**Problem requirements:** Repeat the listing word for word. No pictures belong in the copy.

**Data section:**
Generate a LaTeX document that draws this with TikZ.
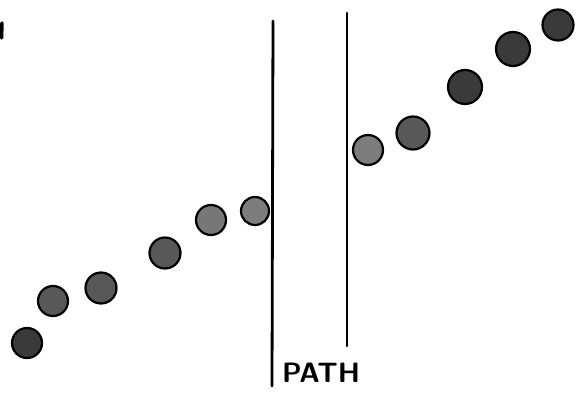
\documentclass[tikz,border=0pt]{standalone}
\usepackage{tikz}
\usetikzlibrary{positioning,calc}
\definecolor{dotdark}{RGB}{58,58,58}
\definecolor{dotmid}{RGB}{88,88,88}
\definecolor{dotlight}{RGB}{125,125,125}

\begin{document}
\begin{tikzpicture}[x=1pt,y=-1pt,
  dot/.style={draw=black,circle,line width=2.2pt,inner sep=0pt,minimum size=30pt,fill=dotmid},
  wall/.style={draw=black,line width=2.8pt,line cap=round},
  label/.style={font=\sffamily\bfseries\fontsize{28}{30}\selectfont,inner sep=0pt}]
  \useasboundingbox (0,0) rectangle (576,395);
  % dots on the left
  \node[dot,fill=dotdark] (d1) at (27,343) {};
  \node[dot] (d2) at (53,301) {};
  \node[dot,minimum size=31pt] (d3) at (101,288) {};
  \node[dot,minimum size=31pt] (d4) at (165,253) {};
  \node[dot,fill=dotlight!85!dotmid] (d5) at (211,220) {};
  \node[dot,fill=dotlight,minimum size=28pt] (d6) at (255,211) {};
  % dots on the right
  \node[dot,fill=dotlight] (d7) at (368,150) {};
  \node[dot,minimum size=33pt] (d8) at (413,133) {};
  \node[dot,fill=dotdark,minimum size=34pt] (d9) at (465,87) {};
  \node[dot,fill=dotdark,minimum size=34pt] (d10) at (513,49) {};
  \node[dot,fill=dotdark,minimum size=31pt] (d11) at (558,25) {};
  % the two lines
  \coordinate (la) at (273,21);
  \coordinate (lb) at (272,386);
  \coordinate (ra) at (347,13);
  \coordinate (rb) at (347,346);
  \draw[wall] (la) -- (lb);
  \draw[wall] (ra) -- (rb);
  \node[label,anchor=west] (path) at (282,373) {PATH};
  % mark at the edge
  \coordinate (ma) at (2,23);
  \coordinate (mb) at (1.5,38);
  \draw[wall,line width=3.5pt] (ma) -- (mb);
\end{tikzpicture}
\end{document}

**The output:**
Generate a LaTeX document that draws this with TikZ.
\documentclass[tikz,border=0pt]{standalone}
\usepackage{tikz}
\usetikzlibrary{positioning,calc}
\definecolor{dotdark}{RGB}{58,58,58}
\definecolor{dotmid}{RGB}{88,88,88}
\definecolor{dotlight}{RGB}{125,125,125}

\begin{document}
\begin{tikzpicture}[x=1pt,y=-1pt,
  dot/.style={draw=black,circle,line width=2.2pt,inner sep=0pt,minimum size=30pt,fill=dotmid},
  wall/.style={draw=black,line width=2.8pt,line cap=round},
  label/.style={font=\sffamily\bfseries\fontsize{28}{30}\selectfont,inner sep=0pt}]
  \useasboundingbox (0,0) rectangle (576,395);
  % dots on the left
  \node[dot,fill=dotdark] (d1) at (27,343) {};
  \node[dot] (d2) at (53,301) {};
  \node[dot,minimum size=31pt] (d3) at (101,288) {};
  \node[dot,minimum size=31pt] (d4) at (165,253) {};
  \node[dot,fill=dotlight!85!dotmid] (d5) at (211,220) {};
  \node[dot,fill=dotlight,minimum size=28pt] (d6) at (255,211) {};
  % dots on the right
  \node[dot,fill=dotlight] (d7) at (368,150) {};
  \node[dot,minimum size=33pt] (d8) at (413,133) {};
  \node[dot,fill=dotdark,minimum size=34pt] (d9) at (465,87) {};
  \node[dot,fill=dotdark,minimum size=34pt] (d10) at (513,49) {};
  \node[dot,fill=dotdark,minimum size=31pt] (d11) at (558,25) {};
  % the two lines
  \coordinate (la) at (273,21);
  \coordinate (lb) at (272,386);
  \coordinate (ra) at (347,13);
  \coordinate (rb) at (347,346);
  \draw[wall] (la) -- (lb);
  \draw[wall] (ra) -- (rb);
  \node[label,anchor=west] (path) at (282,373) {PATH};
  % mark at the edge
  \coordinate (ma) at (2,23);
  \coordinate (mb) at (1.5,38);
  \draw[wall,line width=3.5pt] (ma) -- (mb);
\end{tikzpicture}
\end{document}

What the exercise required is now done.